The Essence of Success
The biggest companies, start-ups, etc. invariably sell to the public and - like google buying out YouTube - seek more (a larger percentage of) the customers routine or habits.
Reel’s and TikTok’s captured people’s time maximally. Except, they did it through the wrong motivations. They essentially created a new-age drug.
Contrarily, we have Google Search and OpenAI that obtained a big part of the customer’s time because they allowed people to boost their productivity - to gain time. Contrary to Facebook and TikTok, who took people’s time away - captured them by force of addiction - Google, OpenAI, Tesla actually aim to take on those time consuming tasks. Like friends, they work alongside you. They don’t capture you, not at all - most people still drive their Tesla’s manually, but anytime you want Tesla’s AI is there to serve you. Similarly, OpenAI and Google are there to help you learn quicker, to become better faster. To catalyse your ambitions.
That’s what a good idea is. A good idea catalyses your ambitions. While you could invest in the next-age drug and be a part of yet another genocide of the neurons, you would have to sell fast - because those type of companies don’t last that long.
Facebook is pretty dead (I know, who am I to say such thing), it was overtaken by Instagram, a Meta company. You see, they need to change image periodically because people catch up to the fact that they’re being used. It’s a dirty game, and regulators eventually catch up.
Tesla and OpenAI - Musk and Altman mainly - on the other hand, are aiming at maximising positive effect in as many lives as possible in one way or another. They have very deep, existential, and reality-challenging curious endeavours.
The law is based on fundamental right-and-wrong-doing notions. What some may call Good and Evil. If one explicitly understands the essence of right and wrong, one can understand what regulators will be going after when the engineers are developing new ideas. But looking at the ideas isn’t all that useful, because ideas die and change.
If you’re looking to invest in a company and want your money to be in good hands - look at who’s in front of the company. Who is imposing the culture? I learned from Eduardo Espinheira: The leader of a company needs, at minimum, the so-called leadership skills. If the leader is not assertive-yet-humble, clear in his or her communication, curious, versatile, courageous, he or she will not be able to impose a culture. But beyond this ‘hygene’ factor, you MUST look at the culture that’s being imposed. More explicitly, look at what the leader encourages (rewards), what he or she tolerates, and what he or she prohibits (punishes). Let’s look at some examples of succes:
Musk encourages radical candor - brutal honesty. He has a ‘carrot-and-stick’ mentality - something is either productive or destructive. Rapid, brutal testing, failure, and rebuilding. Flat hierarchies (managers must code at least 20% of the time) - no hiding behind reports. Expectation of 80 hour weeks - if you’re not willing you leave.
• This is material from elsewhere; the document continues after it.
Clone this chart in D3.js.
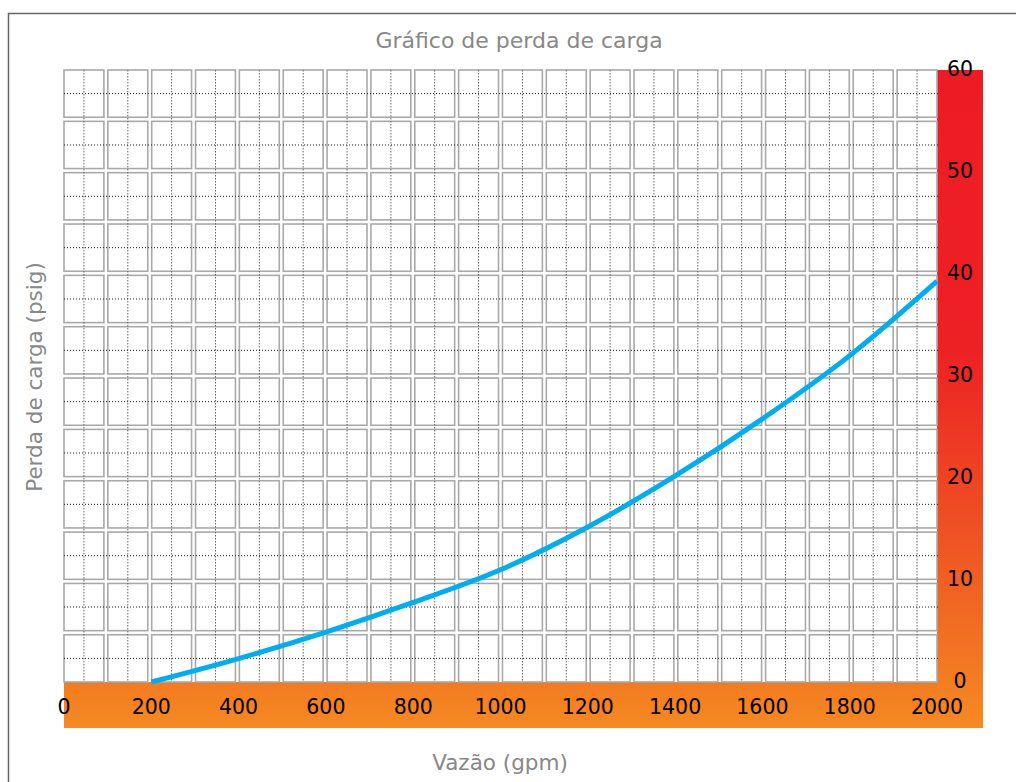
<!DOCTYPE html>
<html>
<head>
<meta charset="utf-8">
<script src="https://cdn.jsdelivr.net/npm/d3@7"></script>
<style>
  body { margin: 0; background: #fff; }
  svg { font-family: "DejaVu Sans", sans-serif; }
</style>
</head>
<body>
<div id="chart"></div>
<script>
// curve (gpm, psig)
var flow = [200, 400, 600, 800, 1000, 1200, 1400, 1600, 1800, 2000];
var loss = [0, 2.3, 4.9, 7.8, 11.0, 15.2, 20.2, 25.8, 32.0, 39.3];
var xTicks = [0, 200, 400, 600, 800, 1000, 1200, 1400, 1600, 1800, 2000];
var yTicks = [0, 10, 20, 30, 40, 50, 60];
var cols = d3.range(20);   // 100 gpm per cell
var rows = d3.range(12);   // 5 psig per cell

var W = 1016, H = 782;
var plot = {left: 64, right: 937, top: 70, bottom: 682};

var svg = d3.select("#chart").append("svg")
    .attr("width", W)
    .attr("height", H);

var x = d3.scaleLinear().domain([0, 2000]).range([plot.left, plot.right]);
var y = d3.scaleLinear().domain([0, 60]).range([plot.bottom, plot.top]);

var colBand = d3.scaleBand().domain(cols).range([plot.left, plot.right]).paddingInner(0.09);
var rowBand = d3.scaleBand().domain(rows).range([plot.top, plot.bottom]).paddingInner(0.08);

// frame
svg.append("rect")
    .attr("x", 8.5).attr("y", 13.5)
    .attr("width", W).attr("height", H)
    .attr("fill", "none")
    .attr("stroke", "#666")
    .attr("stroke-width", 1.5);

var defs = svg.append("defs");
var grad = defs.append("linearGradient")
    .attr("id", "sideGrad")
    .attr("x1", 0).attr("y1", 0).attr("x2", 0).attr("y2", 1);
grad.append("stop").attr("offset", "0").attr("stop-color", "#ed1c24");
grad.append("stop").attr("offset", "0.42").attr("stop-color", "#ed2024");
grad.append("stop").attr("offset", "0.72").attr("stop-color", "#ef5523");
grad.append("stop").attr("offset", "1").attr("stop-color", "#f58a22");

var gradB = defs.append("linearGradient")
    .attr("id", "botGrad")
    .attr("x1", 0).attr("y1", 0).attr("x2", 0).attr("y2", 1);
gradB.append("stop").attr("offset", "0").attr("stop-color", "#f37a20");
gradB.append("stop").attr("offset", "1").attr("stop-color", "#f58a22");

// coloured bars
svg.append("rect")
    .attr("x", plot.left).attr("y", plot.bottom)
    .attr("width", 983 - plot.left).attr("height", 728 - plot.bottom)
    .attr("fill", "url(#botGrad)");
svg.append("rect")
    .attr("x", plot.right).attr("y", plot.top)
    .attr("width", 983 - plot.right).attr("height", 728 - plot.top)
    .attr("fill", "url(#sideGrad)");

// grid cells
var cells = [];
rows.forEach(function(r) { cols.forEach(function(c) { cells.push({r: r, c: c}); }); });
svg.append("g").selectAll("rect")
    .data(cells)
    .enter().append("rect")
    .attr("x", d => colBand(d.c))
    .attr("y", d => rowBand(d.r))
    .attr("width", colBand.bandwidth())
    .attr("height", rowBand.bandwidth())
    .attr("fill", "#fff")
    .attr("stroke", "#a9a9a9")
    .attr("stroke-width", 1.6);

// dotted centre lines
svg.append("g").selectAll("line")
    .data(cols)
    .enter().append("line")
    .attr("x1", d => colBand(d) + colBand.bandwidth() / 2)
    .attr("x2", d => colBand(d) + colBand.bandwidth() / 2)
    .attr("y1", plot.top).attr("y2", plot.bottom)
    .attr("stroke", "#666")
    .attr("stroke-width", 1)
    .attr("stroke-dasharray", "1.5,1.5");
svg.append("g").selectAll("line")
    .data(rows)
    .enter().append("line")
    .attr("y1", d => rowBand(d) + rowBand.bandwidth() / 2)
    .attr("y2", d => rowBand(d) + rowBand.bandwidth() / 2)
    .attr("x1", plot.left).attr("x2", plot.right + 2)
    .attr("stroke", "#222")
    .attr("stroke-width", 1)
    .attr("stroke-dasharray", "1,2");

// curve
var line = d3.line()
    .x(d => x(d[0]))
    .y(d => y(d[1]))
    .curve(d3.curveMonotoneX);
svg.append("path")
    .datum(flow.map((f, i) => [f, loss[i]]))
    .attr("d", line)
    .attr("fill", "none")
    .attr("stroke", "#00aeef")
    .attr("stroke-width", 5);

// tick labels
svg.append("g").selectAll("text")
    .data(xTicks)
    .enter().append("text")
    .attr("x", d => x(d))
    .attr("y", 714)
    .attr("text-anchor", "middle")
    .attr("font-size", 20.5)
    .attr("fill", "#000")
    .text(d => d);
svg.append("g").selectAll("text")
    .data(yTicks)
    .enter().append("text")
    .attr("x", 960)
    .attr("y", d => y(d) - 1)
    .attr("dy", "0.35em")
    .attr("text-anchor", "middle")
    .attr("font-size", 20.5)
    .attr("fill", "#000")
    .text(d => d);

// titles
svg.append("text")
    .attr("x", 519).attr("y", 48)
    .attr("text-anchor", "middle")
    .attr("font-size", 22)
    .attr("fill", "#888")
    .text("Gráfico de perda de carga");
svg.append("text")
    .attr("x", 500).attr("y", 770)
    .attr("text-anchor", "middle")
    .attr("font-size", 21.5)
    .attr("fill", "#888")
    .text("Vazão (gpm)");
svg.append("text")
    .attr("transform", "translate(42,377) rotate(-90)")
    .attr("text-anchor", "middle")
    .attr("font-size", 21.5)
    .attr("fill", "#888")
    .text("Perda de carga (psig)");
</script>
</body>
</html>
He prohibits any form of detachment, such as remote work. Bureaucracy is frowned upon - acronyms, middle management silos, and multi-layer decision making. Performance is looked at in brute, no interpretations - if you’re underperforming you’re out.
Tolerates high-stakes gambles and calculated risk. Insulting is fine, it’s just a side effect of full commitement. Being on the edge of the law when the law is objectively stupid is not a problem. Laying off people without consideration for their past is also tolerated.
Altman too encourages radical candor and ‘dissrespect’ - dissent is the ignition for innovation. “Fight bullshit bureaucracy every time you see it” - maximises synergy. Prioritizes one-on-ones, small group huddles, and Slack-first communication to accelerate decision-making and avoid information silos.
Prohibits detatchment by remote work. Zero tolerance for foundationless decisions and procedural drag.
Tolerates chaos for it produces good inovation. Tolerates ideological cross-fire when it comes to opinions about AI (will it kill us all or just make us better?).
More importantly, though, a good aim is necessary. In the framework of a good aim, you needn’t worry about all of this as a leader. Just reward whatever makes progress, punish that which slows you down to attaining the goal, and tolerate that which is indiferent (even if people don’t like it).